Il faut laisser la possibilité à nos concitoyens de se regrouper librement. Avoir 100 personnes par commune. C’est pratiquement irréalisable. Je pense qu’il faut abandonner cette proposition de loi et nous en tenir au simple financement de ceux qui seront élus à l’Assemblée nationale ou dans nos Conseils municipaux. Ne créons pas des problèmes inutiles qui vont amener les Béninois à se poser des questions sur le bien fondé des réformes. Il nous faut plutôt des réformes consensuelles. Si vous voulez passer en force, ça va créer de l’amertume, des mécontentements. Il y aura des gens qui ne pourront pas solliciter les suffrages des populations. J’en appelle au Chef de l’Etat. Personne ne l’a empêché de se présenter à l’élection présidentielle de 2016. Et je pense qu’il ne faut en aucun cas empêcher un candidat quel qu’il soit de pouvoir aller à des élections intermédiaires ou encore présidentielles.
Vous voudriez bien conclure cet entretien.
Je vous remercie. On dit souvent dans notre pays que le bien ne fait pas de bruit et que le bruit ne fait de bien. Cela faisait un certain nombre de mois que je ne m’étais pas exprimé. Et je vous remercie de me donner l’opportunité de m’adresser à mes concitoyens. Je ne manquerai pas de leur souhaiter même avec beaucoup de retard une bonne et heureuse année. Je leur souhaite beaucoup de santé et d’amour. Quand vous avez les deux, le reste suit.
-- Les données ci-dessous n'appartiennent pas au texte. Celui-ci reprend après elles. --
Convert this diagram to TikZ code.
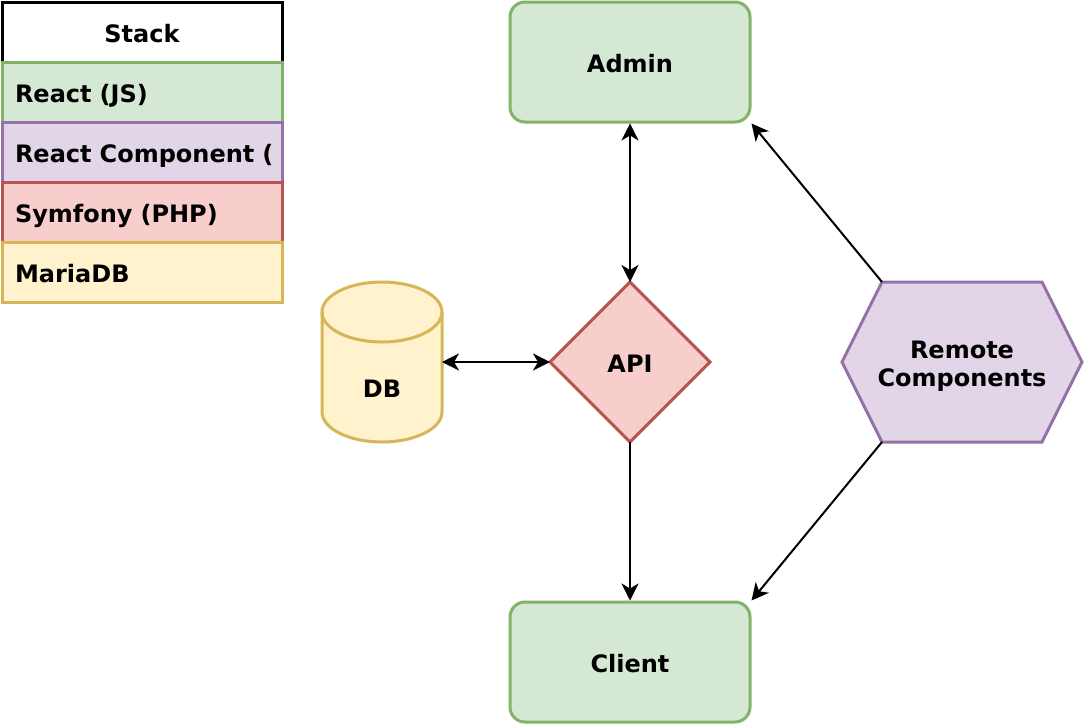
\documentclass[tikz,border=0pt]{standalone}
\usepackage{fontspec}
\setmainfont{DejaVu Sans}
\usetikzlibrary{shapes.geometric}
\usetikzlibrary{arrows.meta}
\definecolor{greenfill}{HTML}{D5E8D4}
\definecolor{greenline}{HTML}{82B366}
\definecolor{purplefill}{HTML}{E1D5E7}
\definecolor{purpleline}{HTML}{9673A6}
\definecolor{redfill}{HTML}{F8CECC}
\definecolor{redline}{HTML}{B85450}
\definecolor{yellowfill}{HTML}{FFF2CC}
\definecolor{yellowline}{HTML}{D6B656}

\begin{document}
\begin{tikzpicture}[x=1pt,y=-1pt,>={Stealth[length=17pt,width=17pt,inset=5pt]}]
      \tikzstyle label=[font=\fontsize{24}{28}\selectfont\bfseries,
      text height=20.6pt, text depth=0pt]
      \tikzstyle app=[label, draw=greenline, fill=greenfill, line width=3pt,
      rounded corners=15pt, minimum width=240pt, minimum height=120pt]
      \tikzstyle stackrow=[label, line width=3pt, minimum width=280pt,
      minimum height=60pt, text width=254pt, inner xsep=13pt, align=left]
      \tikzstyle link=[line width=2pt, <->]
      \tikzstyle flow=[line width=2pt, ->]
      \useasboundingbox (0,0) rectangle (1086,726);
      % stack legend
      \node [label, draw=black, fill=white, line width=3pt, minimum width=280pt,
      minimum height=60pt] (stack) at (142,32) {Stack};
      \node [stackrow, draw=greenline, fill=greenfill] (stack react) at (142,92) {React (JS)};
      \node [stackrow, draw=purpleline, fill=purplefill] (stack component) at (142,152) {\mbox{React Component (}};
      \node [stackrow, draw=redline, fill=redfill] (stack symfony) at (142,212) {Symfony (PHP)};
      \node [stackrow, draw=yellowline, fill=yellowfill] (stack mariadb) at (142,272) {MariaDB};
      % apps
      \node [app] (admin) at (630,62) {Admin};
      \node [app] (client) at (630,662) {Client};
      \node [label, diamond, draw=redline, fill=redfill, line width=3pt, inner sep=0pt,
      minimum width=160pt, minimum height=160pt, outer sep=0pt] (api) at (630,362) {API};
      % database
      \draw [draw=yellowline, fill=yellowfill, line width=3pt]
      (322,312) -- (322,412) arc [start angle=180, end angle=360, x radius=60, y radius=-30]
      -- (442,312) arc [start angle=0, end angle=180, x radius=60, y radius=-30] -- cycle;
      \draw [draw=yellowline, line width=3pt] (322,312) arc [start angle=180, end angle=360, x radius=60, y radius=-30];
      \node [label, minimum width=120pt, minimum height=106pt, outer sep=0pt] (db) at (382,387) {DB};
      % remote components
      \coordinate (remote nw) at (882,282);
      \coordinate (remote sw) at (882,442);
      \draw [draw=purpleline, fill=purplefill, line width=3pt, line join=miter]
      (842,362) -- (remote nw) -- (1042,282) -- (1082,362) -- (1042,442) -- (remote sw) -- cycle;
      \node [font=\fontsize{24}{28}\selectfont\bfseries, align=center] (remote) at (962,366) {Remote\\Components};
      % connectors
      \draw [link] (admin.south) -- (api.north);
      \draw [link] (db.east |- api.west) -- (api.west);
      \draw [flow] (api.south) -- (client.north);
      \draw [flow] (remote nw) -- (admin.south east);
      \draw [flow] (remote sw) -- (client.north east);
    \end{tikzpicture}
\end{document}
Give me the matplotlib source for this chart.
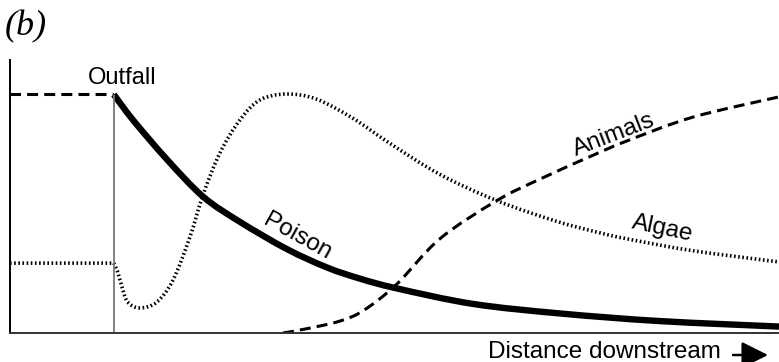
import matplotlib.pyplot as plt
from matplotlib.path import Path
from matplotlib.patches import PathPatch

# Distance downstream (0 = left edge, 1 = right edge) and relative levels
outfall_x = 0.135

poison_x = [0.135, 0.160, 0.204, 0.251, 0.299, 0.360, 0.412, 0.455, 0.503,
            0.602, 0.715, 0.845, 1.000]
poison_y = [1.000, 0.893, 0.728, 0.572, 0.466, 0.352, 0.275, 0.228, 0.187,
            0.122, 0.082, 0.050, 0.027]

algae_up_x = [0.000, 0.135]
algae_up_y = [0.293, 0.293]
algae_x = [0.135, 0.140, 0.146, 0.153, 0.169, 0.191, 0.212, 0.234,
           0.251, 0.273, 0.299, 0.325, 0.360, 0.399, 0.446, 0.494, 0.559,
           0.633, 0.711, 0.767, 0.802, 0.888, 1.000]
algae_y = [0.293, 0.256, 0.189, 0.130, 0.105, 0.130, 0.222, 0.403,
           0.579, 0.755, 0.893, 0.977, 1.002, 0.980, 0.900, 0.795, 0.665,
           0.555, 0.468, 0.420, 0.395, 0.345, 0.298]

animals_up_x = [0.000, 0.135]
animals_up_y = [1.000, 1.000]
animals_x = [0.355, 0.386, 0.429, 0.460, 0.503, 0.559, 0.633, 0.689, 0.758,
             0.802, 0.888, 1.000]
animals_y = [0.000, 0.018, 0.050, 0.095, 0.205, 0.395, 0.555, 0.645, 0.745,
             0.805, 0.905, 0.990]


def smooth_path(xs, ys):
    """Catmull-Rom curve through the given points, as cubic Bezier segments."""
    pts = list(zip(xs, ys))
    verts = [pts[0]]
    codes = [Path.MOVETO]
    for i in range(len(pts) - 1):
        p0 = pts[i - 1] if i > 0 else pts[i]
        p1, p2 = pts[i], pts[i + 1]
        p3 = pts[i + 2] if i + 2 < len(pts) else pts[i + 1]
        c1 = (p1[0] + (p2[0] - p0[0]) / 6, p1[1] + (p2[1] - p0[1]) / 6)
        c2 = (p2[0] - (p3[0] - p1[0]) / 6, p2[1] - (p3[1] - p1[1]) / 6)
        verts += [c1, c2, p2]
        codes += [Path.CURVE4] * 3
    return Path(verts, codes)


def draw_curve(ax, xs, ys, lw, ls, cap='butt'):
    patch = PathPatch(smooth_path(xs, ys), fill=False, edgecolor='black',
                      lw=lw, linestyle=ls, capstyle=cap, joinstyle='round')
    ax.add_patch(patch)


plt.rcParams['font.family'] = ['Liberation Sans', 'DejaVu Sans']

fig = plt.figure(figsize=(7.79, 3.62), dpi=100)
ax = fig.add_axes([10 / 779, 29 / 362, 769 / 779, 273 / 362])
ax.set_xlim(0, 1)
ax.set_ylim(0, 273 / 238.5)

ax.vlines(outfall_x, 0, 1.0, color='#777777', lw=1.3)

dotted = (0, (0.45, 0.7))
dashed = (0, (3.6, 2.0))
draw_curve(ax, poison_x, poison_y, 4.6, '-')
draw_curve(ax, algae_up_x, algae_up_y, 2.6, dotted)
draw_curve(ax, algae_x, algae_y, 2.6, dotted)
draw_curve(ax, animals_up_x, animals_up_y, 2.2, dashed)
draw_curve(ax, animals_x, animals_y, 2.2, dashed)

for side in ['top', 'right']:
    ax.spines[side].set_visible(False)
ax.spines['left'].set_linewidth(1.4)
ax.spines['bottom'].set_linewidth(1.4)
ax.spines['bottom'].set_color('#333333')
ax.set_xticks([])
ax.set_yticks([])

ax.text(0.146, 1.023, 'Outfall', fontsize=17, ha='center', va='bottom')
ax.text(0.373, 0.405, 'Poison', fontsize=17.5, ha='center', va='center',
        rotation=-29, rotation_mode='anchor')
ax.text(0.785, 0.830, 'Animals', fontsize=17.5, ha='center', va='center',
        rotation=21, rotation_mode='anchor')
ax.text(0.848, 0.436, 'Algae', fontsize=17.5, ha='center', va='center',
        rotation=-12, rotation_mode='anchor')

fig.text(0.006, 1 - 35 / 362, '(b)', fontsize=26, family='Liberation Serif',
         style='italic', va='baseline')
fig.text(721 / 779, 1 - 358 / 362, 'Distance downstream', fontsize=17.5,
         ha='right', va='baseline')
ax.annotate('', xy=(768 / 779, 1 - 355 / 362), xycoords='figure fraction',
            xytext=(733 / 779, 1 - 355 / 362), textcoords='figure fraction',
            arrowprops=dict(arrowstyle='-|>,head_length=0.9,head_width=0.45',
                            mutation_scale=18, color='black', lw=1.8,
                            shrinkA=0, shrinkB=0))

fig.savefig('out.png', dpi=100)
J’espère que les réformes entreprises par notre gouvernement porteront leurs fruits et que durant cette année, la ménagère trouvera un mieux-être et surtout en cette année pré-électorale, la priorité sera l’économie, le social et l’Etat protecteur. Je pense que c’est ce qui est fondamental. On doit pouvoir faire faire appel à toutes les composantes quelles qu’elles soient de notre pays. Pour autant, ce n’est pas un appel du pied au président de la République. Avant moi, il y a d’autres Béninois qui ont besoin que l’Etat protecteur puisse se pencher sur les difficultés qu’ils rencontrent. Je vous remercie. Et j’espère que les critiques comme les conseils seront toujours les bienvenus suite à cet entretien.